One area that Waters will need to grow as he starts his pro career would be as a shooter. Because during his sophomore season with LSU, he struggled from beyond the arc as he shot just 32% from beyond the arc on 5.2 attempts per game. That’s a pretty significant 2% decline on the 35% on 6.2 attempts that he hit during his initial year with the school. When you look at videos like the one you see below, that efficiency dip doesn’t make sense as the 5’11 guard has a clean shooting stroke and has the confidence to launch up step-back jumpers.

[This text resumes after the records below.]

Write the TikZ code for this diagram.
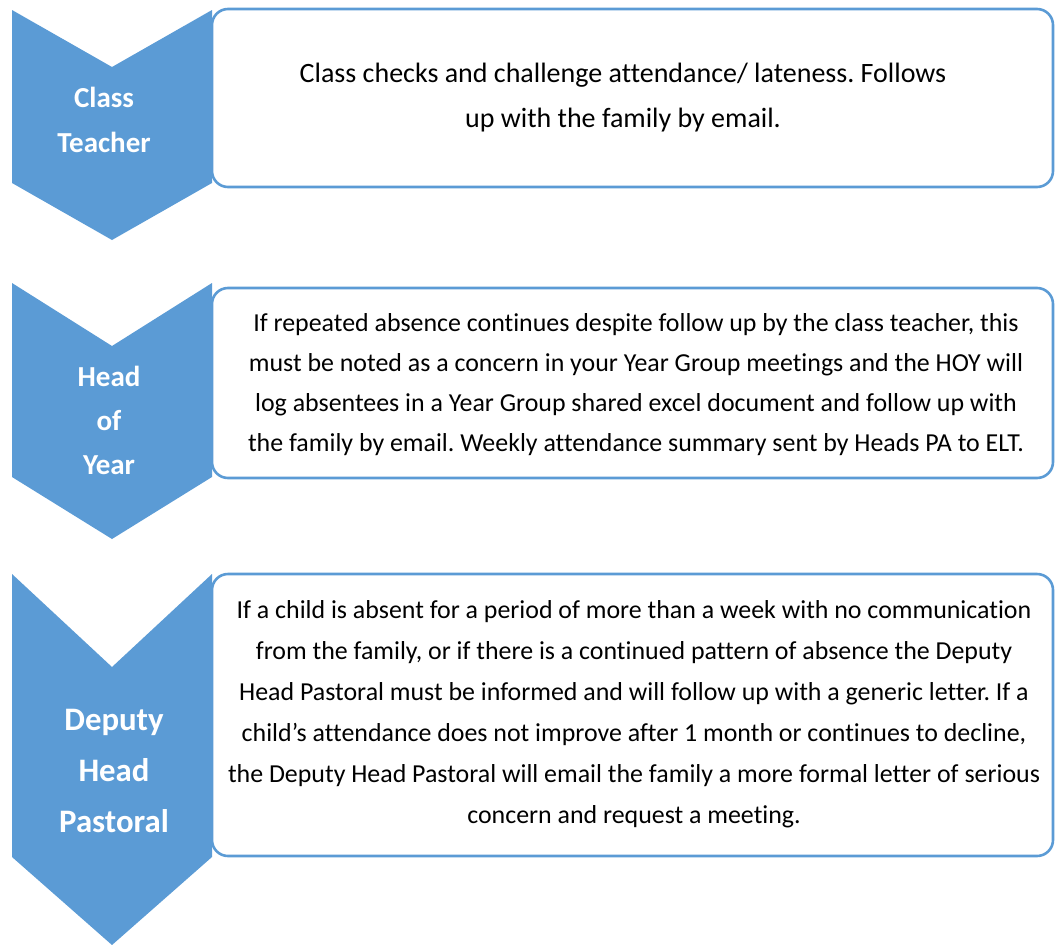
\documentclass[tikz,border=0pt]{standalone}
\usepackage{fontspec}
\setmainfont{Carlito}[Ligatures=NoCommon]
\frenchspacing
\definecolor{chev}{HTML}{5B9BD5}
\tikzset{
  chevron/.style={fill=chev, draw=none},
  stepbox/.style={draw=chev, line width=2.6pt, rounded corners=16pt, fill=white},
  boxtext/.style={align=center, text=black, inner sep=0pt},
  label/.style={align=center, text=white, font=\bfseries, inner sep=0pt}
}
\begin{document}
\begin{tikzpicture}[x=1pt,y=-1pt]
\useasboundingbox (0,0) rectangle (1055,945);
% chevrons
\path[chevron] (12,10) -- (112,67) -- (212,10) -- (212,183) -- (112,240) -- (12,183) -- cycle;
\path[chevron] (12,283) -- (112,346) -- (212,283) -- (212,477) -- (112,539) -- (12,477) -- cycle;
\path[chevron] (12,574) -- (112,667) -- (212,574) -- (212,857) -- (112,945) -- (12,857) -- cycle;
% boxes
\draw[stepbox] (212,9) rectangle (1053,187);
\draw[stepbox] (212,288) rectangle (1053,478);
\draw[stepbox] (212,574) rectangle (1053,856);
% labels
\node[label, font=\bfseries\fontsize{29}{45}\selectfont] (l1) at (104,120) {Class\\Teacher};
\node[label, font=\bfseries\fontsize{29}{44}\selectfont] (l2) at (109,420) {Head\\of\\Year};
\node[label, font=\bfseries\fontsize{32.8}{51}\selectfont] (l3) at (114,771) {Deputy\\Head\\Pastoral};
% texts
\node[boxtext, font=\fontsize{28}{45}\selectfont] (t1) at (623,98) {Class checks and challenge attendance/ lateness. Follows\\up with the family by email.};
\node[boxtext, font=\fontsize{25.9}{40}\selectfont] (t2) at (636,385) {If repeated absence continues despite follow up by the class teacher, this\\must be noted as a concern in your Year Group meetings and the HOY will\\log absentees in a Year Group shared excel document and follow up with\\the family by email. Weekly attendance summary sent by Heads PA to ELT.};
\node[boxtext, font=\fontsize{25.9}{41}\selectfont] (t3) at (634,714) {If a child is absent for a period of more than a week with no communication\\from the family, or if there is a continued pattern of absence the Deputy\\Head Pastoral must be informed and will follow up with a generic letter. If a\\child’s attendance does not improve after 1 month or continues to decline,\\the Deputy Head Pastoral will email the family a more formal letter of serious\\concern and request a meeting.};
\end{tikzpicture}
\end{document}
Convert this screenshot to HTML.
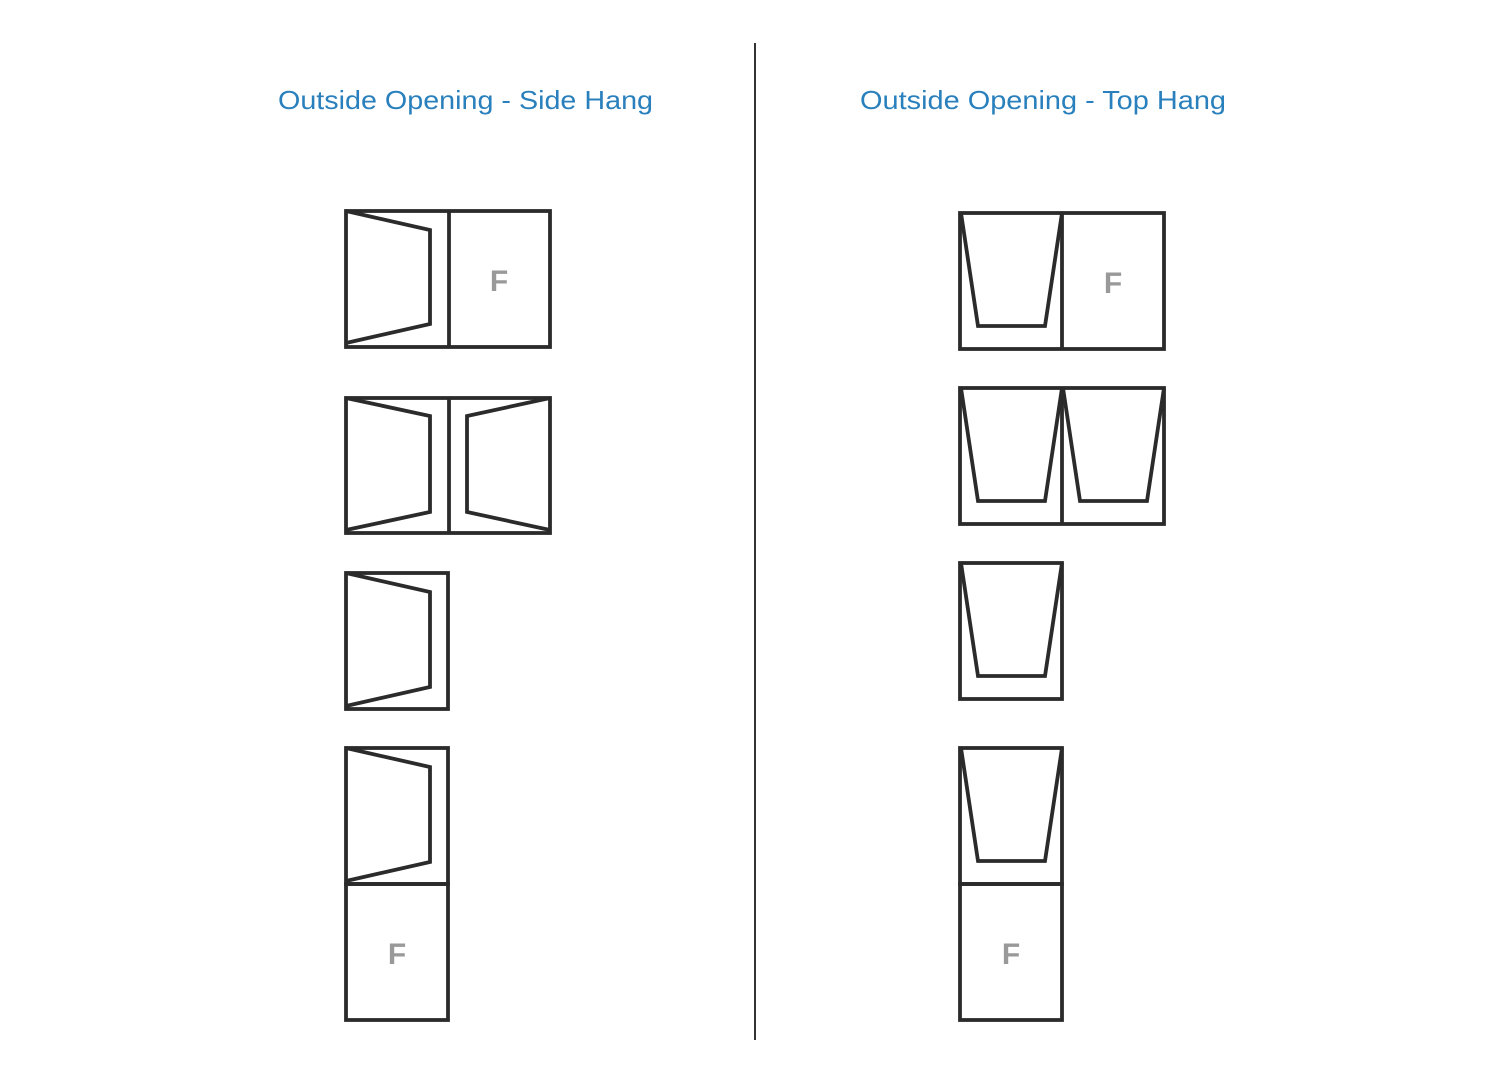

While that self-assurance can create great plays, it can also lead to frustration from fans and grey hairs for coaches. That was regularly the case for Waters as his shot selection from beyond the arc was honestly questionable at times as he usually jacked up ill-advised jumpers. Although some of those bad shots came with limited time left on the shot clock, the vast majority of them came from well beyond the arc with plenty of seconds to move the ball to another teammate. In the case of Waters, you really can’t use the excuse of him being the only option on a bad team as Naz Reid and Ja” Vonte Smart were both significant parts of LSU’s offense.

Will shot selection be an issue that Waters will have to work at as he starts his pro career as a member of the Maine Red Claws? Absolutely. However, he should still be a reliable offensive weapon while trying to mend that weakness. For one, the 5’11 guard will bring solid playmaking skills on a Red Claws team that should feature standout offensive weapons like Yante Maten, Max Strus, and Kaiser Gates. That trio in addition to him working pick-and-rolls with the 7’6 Tacko Fall should give him numerous opportunities to dish the ball off. Those weapons should also give him a chance to use his quickness to create opportunities as an on-ball driver.

So while the two-way player will use his time with the Maine Red Claws to continue to grow, Tremont Waters should immediately stand as one of the best rookies in the NBA G League.